Tired of reading the same recommended books from the usual sources? Just think of our weekly What We’re Reading column as your non-committal book club with FADER and some of your favorite bands. For this installment, associate style editor Deidre Dyer shares her recent reads.
Lean In: Women, Work and the Will to Lead
By Sheryl Sandberg
From mid-February to early June, I was staying in hotels, racking up frequent flier miles and eating a lot of airport food. I was grateful to be traveling for an awesome freelance opportunity, but would often lose track of the days and sometimes forget where I was when I woke up. To compensate, I exercised at every hotel gym and watched tons of cable news. Somewhere between Cleveland, Ohio and Palm Beach, Florida, the chatter around Sheryl Sandberg's book, Lean In, reached a screaming pitch. Waiting for my flight back to NYC, standing in line with the retired elderly, I picked up a copy at a Hudson News in Palm Beach. I took my time reading this book, absorbing the stats and figures that Sandberg put forth. Though I do not have a boyfriend nor children and currently walk the tenuous tightrope known as freelance life, someday soon, probably sooner if my mother had her way, I will be summoned by the universe to perform miracles and undertake the balancing act of working motherhood.
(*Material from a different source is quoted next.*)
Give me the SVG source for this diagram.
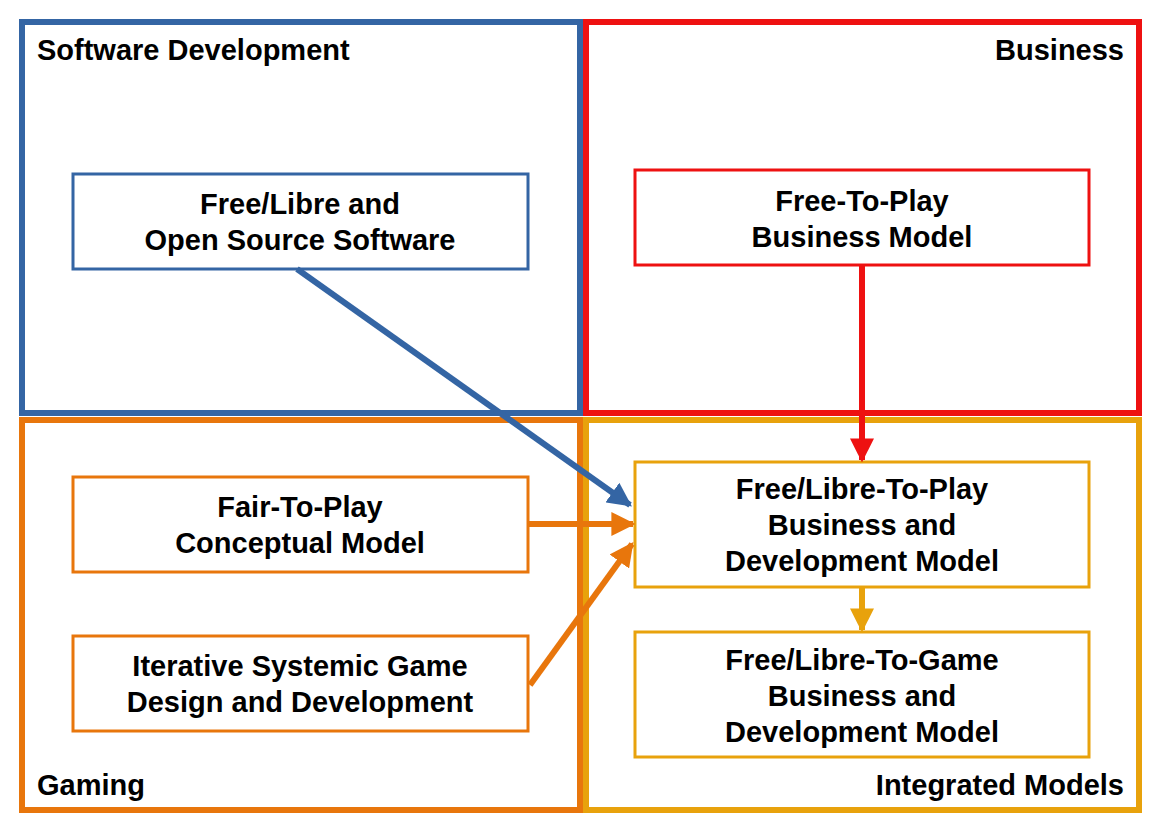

That said, if you're one of those women that want it all—the job, the husband/co-parent and genius child—or even if you just want some of it, read this book. At the very least, it will put you on to some feminist game and make you want to run shit and kick ass at whatever it is that you do.
All I Did Was Ask: Conversations with Writers, Actors, Musicians, and Artists
By Terry Gross
To sharpen my own skill, I believe in studying great writing. Terry Gross, the lauded host of NPR's Fresh Air, is a masterful interviewer. All I Did Was Ask, her first book, is a greatest hits collection of interviews from her show. I came to this book wanting to learn how conduct a better interview and how to get subjects to open up in unexpected ways. Fortunately and unfortunately, I tore through the transcripts, enjoying the conversations more than studying them. To learn more, I'll keep this on hand for a revisit.
Open City
by Teju Cole
The quiet, passive prose of Open City’s first 48 pages just did not jive with my breezy summer lifestyle of stoned beach days and midnight BBQs. So a couple months ago, I set it aside, and have been shuffling through non-committal periodicals ever since. Then, yesterday on The New Yorker’s site, I read Cole's eulogy for Ghanaian poet Kofi Awoonor, who was killed during the massacre at Nairobi's Westgate mall last weekend. His words are moving and eloquent. Stationed in his hotel room half a mile away from the mall, as the shooting spree turned into a multi-day hostage situation, Cole recounted hearing attack helicopters swirl overhead and heavy gun fire. Oddly juxtaposing the noise of warring forces, Cole also remembers morning birds chirping and children playing outside of his window. He recorded all of these sounds and uploaded them to a SoundCloud, a chilling audio diary of that day. After listening, I felt like a jerk for not immediately understanding and appreciating Cole's atmospheric and remarkably still approach to writing in Open City. Writing as meticulous and watchful as his demands more attention than my summertime self could spare. This fall I will attempt it again with due diligence.